Texas Education Agency Commissioner Robert Scott takes advantage of a friendly audience to lash out at critics of the Texas Projection Measure.
Scott, speaking to the State Board of Education, said the so-called Texas Projection Measure has been misunderstood and misrepresented by critics who contend the policy gives a false impression of school performance.
The complex formula allows schools and districts to count as passing some students who actually fail the Texas Assessment of Knowledge and Skills if the projection measure shows they are likely to pass in a future year.
“There is a little bit of election year politics going on here,” Scott said. “It is very easy to demagogue. It is very easy for someone to say they gave students credit for failing.”
Too bad he didn’t have the guts to say this to Scott Hochberg. It would have been nice to know how he would have answered those questions, instead of leaving his assistants to hang out to dry.
The commissioner also pointed to scores of e-mails from superintendents, principals and teachers across the state who wrote that the projection measure was beneficial for their students and schools — and should be retained.
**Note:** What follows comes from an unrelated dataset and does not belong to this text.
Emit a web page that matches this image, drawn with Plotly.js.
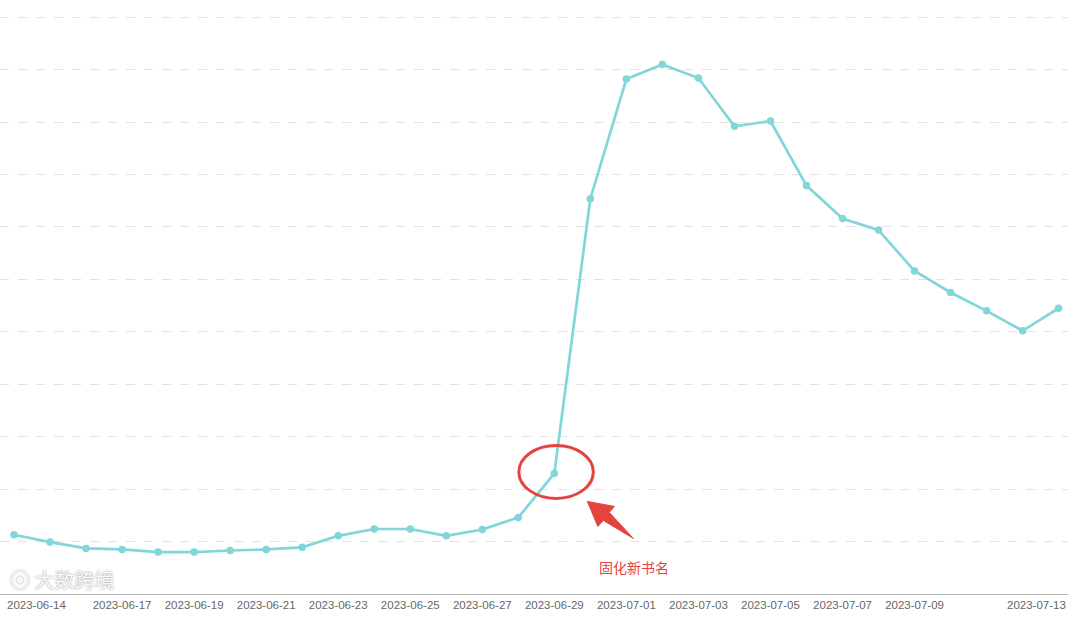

The Dallas Morning News obtained copies of all e-mails received by the Texas Education Agency through the beginning of this week.
“Please keep TPM and do not suspend the use of the TPM for school accountability ratings,” said Lewisville High School Principal Brad Burns, reflecting the viewpoints of numerous principals in Texas.
“Whether TPM was good, bad or in-between, we had children for the first time in their lives that experienced success,” wrote Temple schools Superintendent Robin Wuebker-Battershell. “Retool it if necessary, but don’t surrender the concept.”
And Weatherford High School Principal David Belding urged Scott to please “not dismantle a system that gives schools with more difficult student groups to educate the chance to be recognized for moving those students forward. That is what TPM does.”
Look, nobody is attacking the idea of a means to measure growth. My understanding is that such a thing is required by No Child Left Behind, so totally scrapping it isn’t an option. The problem is that as a way to measure the growth of students who are not already passing their tests – that is to say, to measure the growth of the students it was really designed to measure – TPM sucks. In mathematical terms, it’s a lousy model. Pointing that out isn’t politics, but distorting that criticism is. Can we please focus on the real issue, so that we have accurate data about our teachers, students, and school districts and so that the real progress they have made doesn’t get lost under the weight of a bad metric? Thanks.